Set exercise: Each line below must be set down exactly; omit any image you find.

****

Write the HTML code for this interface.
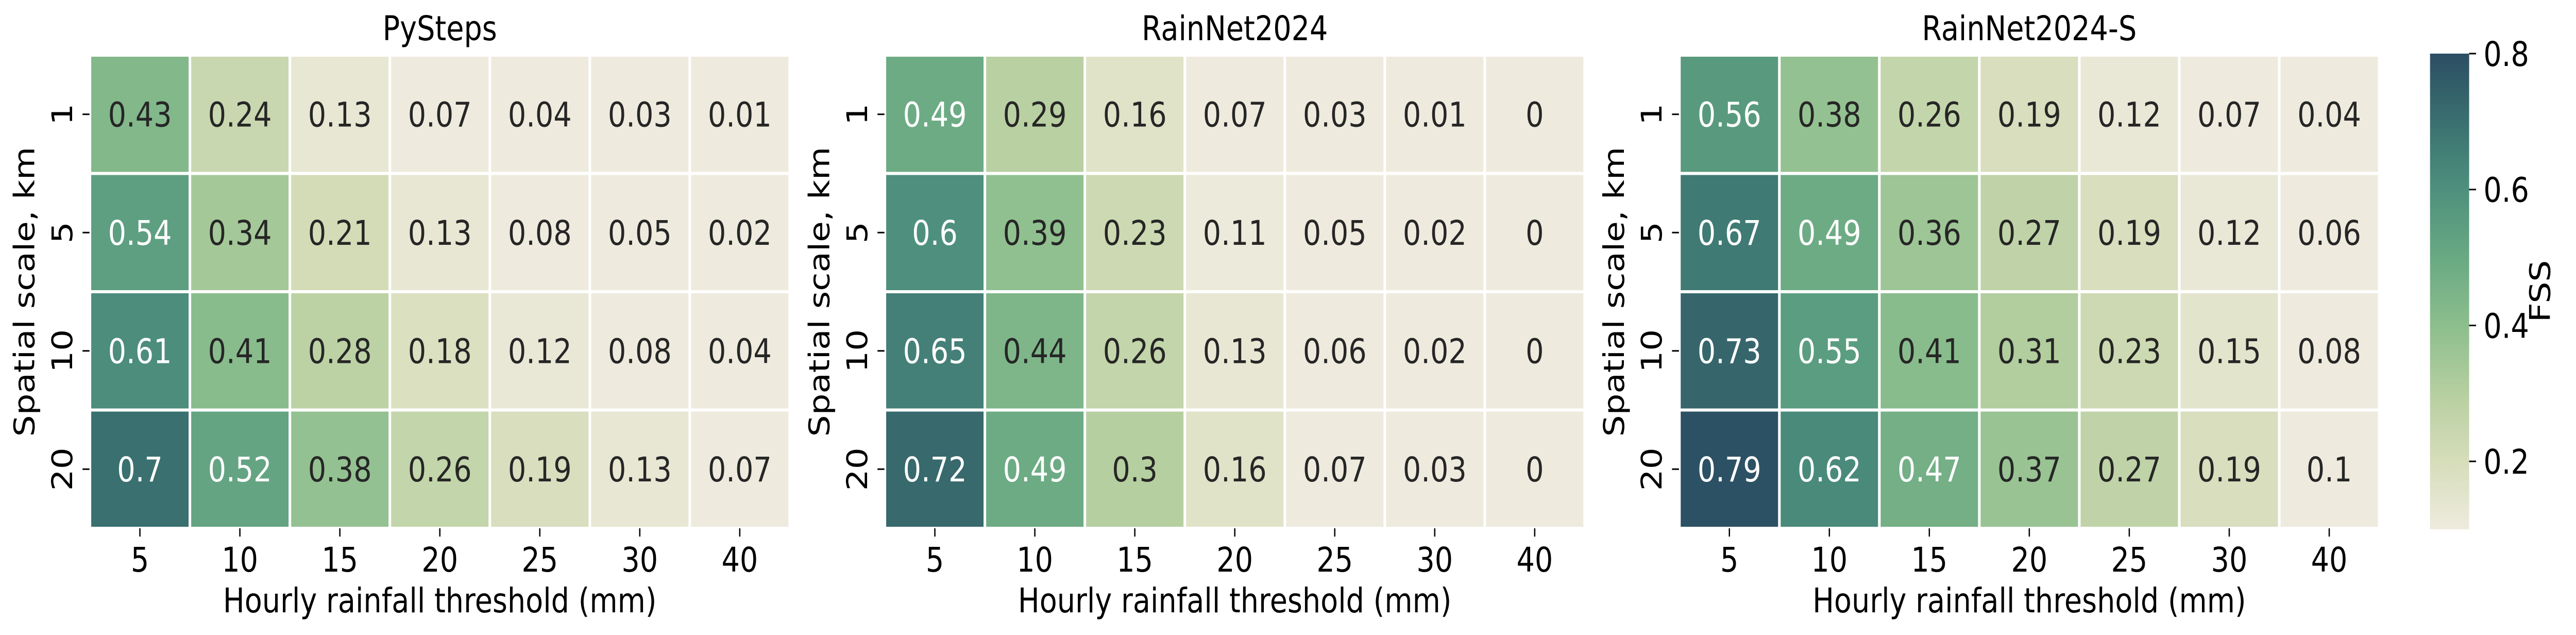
<!DOCTYPE html>
<html><head><meta charset="utf-8"><style>
html,body{margin:0;padding:0;background:#fff;overflow:hidden;width:100%;height:100%;}
svg{display:block;position:absolute;left:0;top:0;width:100vw;height:100vh;font-family:"DejaVu Sans","Liberation Sans",sans-serif;}
</style></head><body>
<svg id="fig" viewBox="0 0 5930 1232" preserveAspectRatio="none" xmlns="http://www.w3.org/2000/svg">
<defs>
<linearGradient id="cbgrad" x1="0" y1="1" x2="0" y2="0">
<stop offset="0" stop-color="#EEEBDE"/><stop offset="0.1429" stop-color="#D6DDBA"/>
<stop offset="0.2857" stop-color="#B6CFA0"/><stop offset="0.4286" stop-color="#8CBE8D"/>
<stop offset="0.5714" stop-color="#69A983"/><stop offset="0.7143" stop-color="#4E907D"/>
<stop offset="0.8571" stop-color="#3A7070"/><stop offset="1" stop-color="#2C4E63"/>
</linearGradient>
</defs>
</svg>
<script>
const panelTitles = ["PySteps", "RainNet2024", "RainNet2024-S"];
const xCategories = ["5", "10", "15", "20", "25", "30", "40"];
const yCategories = ["1", "5", "10", "20"];
const pystepsValues = [
  [0.43, 0.24, 0.13, 0.07, 0.04, 0.03, 0.01],
  [0.54, 0.34, 0.21, 0.13, 0.08, 0.05, 0.02],
  [0.61, 0.41, 0.28, 0.18, 0.12, 0.08, 0.04],
  [0.7, 0.52, 0.38, 0.26, 0.19, 0.13, 0.07]
];
const rainnetValues = [
  [0.49, 0.29, 0.16, 0.07, 0.03, 0.01, 0],
  [0.6, 0.39, 0.23, 0.11, 0.05, 0.02, 0],
  [0.65, 0.44, 0.26, 0.13, 0.06, 0.02, 0],
  [0.72, 0.49, 0.3, 0.16, 0.07, 0.03, 0]
];
const rainnetSValues = [
  [0.56, 0.38, 0.26, 0.19, 0.12, 0.07, 0.04],
  [0.67, 0.49, 0.36, 0.27, 0.19, 0.12, 0.06],
  [0.73, 0.55, 0.41, 0.31, 0.23, 0.15, 0.08],
  [0.79, 0.62, 0.47, 0.37, 0.27, 0.19, 0.1]
];
const colorbarTicks = [0.2, 0.4, 0.6, 0.8];
const vmin = 0.1, vmax = 0.8;

const NS = "http://www.w3.org/2000/svg";
const svg = document.getElementById("fig");
const panelLefts = [207, 2037, 3866];
const top0 = 107, plotW = 1611, plotH = 918;
const cellW = plotW / xCategories.length, cellH = plotH / yCategories.length;
const stops = [[0.1,[238,235,222]],[0.2,[214,221,186]],[0.3,[182,207,160]],[0.4,[140,190,141]],
  [0.5,[105,169,131]],[0.6,[78,144,125]],[0.7,[58,112,112]],[0.8,[44,78,99]]];
function color(v){
  v = Math.max(vmin, Math.min(vmax, v));
  for(let i=0;i<stops.length-1;i++){
    const [a,ca]=stops[i],[b,cb]=stops[i+1];
    if(v<=b){const t=(v-a)/(b-a);
      return "rgb("+ca.map((c,k)=>Math.round(c+(cb[k]-c)*t)).join(",")+")";}
  }
  return "rgb(44,78,99)";
}
function el(tag, attrs, text){
  const e=document.createElementNS(NS,tag);
  for(const k in attrs) e.setAttribute(k, attrs[k]);
  if(text!==undefined) e.textContent=text;
  svg.appendChild(e); return e;
}
const allValues = [pystepsValues, rainnetValues, rainnetSValues];
allValues.forEach((vals, p) => {
  const L = panelLefts[p];
  const xScale = i => L + i*cellW;
  const yScale = j => top0 + j*cellH;
  const t = el("text",{x:L+plotW/2,y:78,"text-anchor":"middle","font-size":"66"},panelTitles[p]);
  
  
  vals.forEach((row, j) => {
    row.forEach((v, i) => {
      const r = el("rect",{x:xScale(i)+3,y:yScale(j)+3,width:cellW-6,height:cellH-6,fill:color(v)});
      
      
      const a = el("text",{x:xScale(i)+cellW/2,y:yScale(j)+cellH/2+24,"text-anchor":"middle","font-size":"66",fill:v>=0.45?"#ffffff":"#262626"},String(v));
      
      
    });
  });
  xCategories.forEach((c, i) => {
    const cx = xScale(i)+cellW/2;
    const tk = el("line",{x1:cx,x2:cx,y1:top0+plotH,y2:top0+plotH+16,stroke:"#000","stroke-width":"3"});
    
    
    const lb = el("text",{x:cx,y:1109,"text-anchor":"middle","font-size":"66"},c);
    
    
  });
  yCategories.forEach((c, j) => {
    const cy = yScale(j)+cellH/2;
    const tk = el("line",{x1:L-17,x2:L-1,y1:cy,y2:cy,stroke:"#000","stroke-width":"3"});
    
    
    const lb = el("text",{x:0,y:0,"text-anchor":"middle","font-size":"66",transform:"translate("+(L-41)+","+cy+") rotate(-90)"},c);
    
    
  });
  const xl = el("text",{x:L+plotW/2,y:1188,"text-anchor":"middle","font-size":"66"},"Hourly rainfall threshold (mm)");
  
  
  const yl = el("text",{x:0,y:0,"text-anchor":"middle","font-size":"66",transform:"translate("+(L-128)+","+(top0+plotH/2)+") rotate(-90)"},"Spatial scale, km");
  
  
});
const cbX = 5594, cbW = 90, cbTop = 104, cbBot = 1027;
const cbScale = v => cbBot - (v - vmin)/(vmax - vmin)*(cbBot - cbTop);
const cb = el("rect",{x:cbX,y:cbTop,width:cbW,height:cbBot-cbTop,fill:"url(#cbgrad)"});


colorbarTicks.forEach(v => {
  const y = cbScale(v);
  const tk = el("line",{x1:cbX+cbW,x2:cbX+cbW+16,y1:y,y2:y,stroke:"#000","stroke-width":"3"});
  
  
  const lb = el("text",{x:5717,y:y+24,"font-size":"66"},v.toFixed(1));
  
  
});
const fl = el("text",{x:0,y:0,"text-anchor":"middle","font-size":"66",transform:"translate(5870,565) rotate(-90)"},"FSS");


</script>
</body></html>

****

Result of the exercise:
Write the HTML code for this interface.
<!DOCTYPE html>
<html><head><meta charset="utf-8"><style>
html,body{margin:0;padding:0;background:#fff;overflow:hidden;width:100%;height:100%;}
svg{display:block;position:absolute;left:0;top:0;width:100vw;height:100vh;font-family:"DejaVu Sans","Liberation Sans",sans-serif;}
</style></head><body>
<svg id="fig" viewBox="0 0 5930 1232" preserveAspectRatio="none" xmlns="http://www.w3.org/2000/svg">
<defs>
<linearGradient id="cbgrad" x1="0" y1="1" x2="0" y2="0">
<stop offset="0" stop-color="#EEEBDE"/><stop offset="0.1429" stop-color="#D6DDBA"/>
<stop offset="0.2857" stop-color="#B6CFA0"/><stop offset="0.4286" stop-color="#8CBE8D"/>
<stop offset="0.5714" stop-color="#69A983"/><stop offset="0.7143" stop-color="#4E907D"/>
<stop offset="0.8571" stop-color="#3A7070"/><stop offset="1" stop-color="#2C4E63"/>
</linearGradient>
</defs>
</svg>
<script>
const panelTitles = ["PySteps", "RainNet2024", "RainNet2024-S"];
const xCategories = ["5", "10", "15", "20", "25", "30", "40"];
const yCategories = ["1", "5", "10", "20"];
const pystepsValues = [
  [0.43, 0.24, 0.13, 0.07, 0.04, 0.03, 0.01],
  [0.54, 0.34, 0.21, 0.13, 0.08, 0.05, 0.02],
  [0.61, 0.41, 0.28, 0.18, 0.12, 0.08, 0.04],
  [0.7, 0.52, 0.38, 0.26, 0.19, 0.13, 0.07]
];
const rainnetValues = [
  [0.49, 0.29, 0.16, 0.07, 0.03, 0.01, 0],
  [0.6, 0.39, 0.23, 0.11, 0.05, 0.02, 0],
  [0.65, 0.44, 0.26, 0.13, 0.06, 0.02, 0],
  [0.72, 0.49, 0.3, 0.16, 0.07, 0.03, 0]
];
const rainnetSValues = [
  [0.56, 0.38, 0.26, 0.19, 0.12, 0.07, 0.04],
  [0.67, 0.49, 0.36, 0.27, 0.19, 0.12, 0.06],
  [0.73, 0.55, 0.41, 0.31, 0.23, 0.15, 0.08],
  [0.79, 0.62, 0.47, 0.37, 0.27, 0.19, 0.1]
];
const colorbarTicks = [0.2, 0.4, 0.6, 0.8];
const vmin = 0.1, vmax = 0.8;

const NS = "http://www.w3.org/2000/svg";
const svg = document.getElementById("fig");
const panelLefts = [207, 2037, 3866];
const top0 = 107, plotW = 1611, plotH = 918;
const cellW = plotW / xCategories.length, cellH = plotH / yCategories.length;
const stops = [[0.1,[238,235,222]],[0.2,[214,221,186]],[0.3,[182,207,160]],[0.4,[140,190,141]],
  [0.5,[105,169,131]],[0.6,[78,144,125]],[0.7,[58,112,112]],[0.8,[44,78,99]]];
function color(v){
  v = Math.max(vmin, Math.min(vmax, v));
  for(let i=0;i<stops.length-1;i++){
    const [a,ca]=stops[i],[b,cb]=stops[i+1];
    if(v<=b){const t=(v-a)/(b-a);
      return "rgb("+ca.map((c,k)=>Math.round(c+(cb[k]-c)*t)).join(",")+")";}
  }
  return "rgb(44,78,99)";
}
function el(tag, attrs, text){
  const e=document.createElementNS(NS,tag);
  for(const k in attrs) e.setAttribute(k, attrs[k]);
  if(text!==undefined) e.textContent=text;
  svg.appendChild(e); return e;
}
const allValues = [pystepsValues, rainnetValues, rainnetSValues];
allValues.forEach((vals, p) => {
  const L = panelLefts[p];
  const xScale = i => L + i*cellW;
  const yScale = j => top0 + j*cellH;
  const t = el("text",{x:L+plotW/2,y:78,"text-anchor":"middle","font-size":"66"},panelTitles[p]);
  
  
  vals.forEach((row, j) => {
    row.forEach((v, i) => {
      const r = el("rect",{x:xScale(i)+3,y:yScale(j)+3,width:cellW-6,height:cellH-6,fill:color(v)});
      
      
      const a = el("text",{x:xScale(i)+cellW/2,y:yScale(j)+cellH/2+24,"text-anchor":"middle","font-size":"66",fill:v>=0.45?"#ffffff":"#262626"},String(v));
      
      
    });
  });
  xCategories.forEach((c, i) => {
    const cx = xScale(i)+cellW/2;
    const tk = el("line",{x1:cx,x2:cx,y1:top0+plotH,y2:top0+plotH+16,stroke:"#000","stroke-width":"3"});
    
    
    const lb = el("text",{x:cx,y:1109,"text-anchor":"middle","font-size":"66"},c);
    
    
  });
  yCategories.forEach((c, j) => {
    const cy = yScale(j)+cellH/2;
    const tk = el("line",{x1:L-17,x2:L-1,y1:cy,y2:cy,stroke:"#000","stroke-width":"3"});
    
    
    const lb = el("text",{x:0,y:0,"text-anchor":"middle","font-size":"66",transform:"translate("+(L-41)+","+cy+") rotate(-90)"},c);
    
    
  });
  const xl = el("text",{x:L+plotW/2,y:1188,"text-anchor":"middle","font-size":"66"},"Hourly rainfall threshold (mm)");
  
  
  const yl = el("text",{x:0,y:0,"text-anchor":"middle","font-size":"66",transform:"translate("+(L-128)+","+(top0+plotH/2)+") rotate(-90)"},"Spatial scale, km");
  
  
});
const cbX = 5594, cbW = 90, cbTop = 104, cbBot = 1027;
const cbScale = v => cbBot - (v - vmin)/(vmax - vmin)*(cbBot - cbTop);
const cb = el("rect",{x:cbX,y:cbTop,width:cbW,height:cbBot-cbTop,fill:"url(#cbgrad)"});


colorbarTicks.forEach(v => {
  const y = cbScale(v);
  const tk = el("line",{x1:cbX+cbW,x2:cbX+cbW+16,y1:y,y2:y,stroke:"#000","stroke-width":"3"});
  
  
  const lb = el("text",{x:5717,y:y+24,"font-size":"66"},v.toFixed(1));
  
  
});
const fl = el("text",{x:0,y:0,"text-anchor":"middle","font-size":"66",transform:"translate(5870,565) rotate(-90)"},"FSS");


</script>
</body></html>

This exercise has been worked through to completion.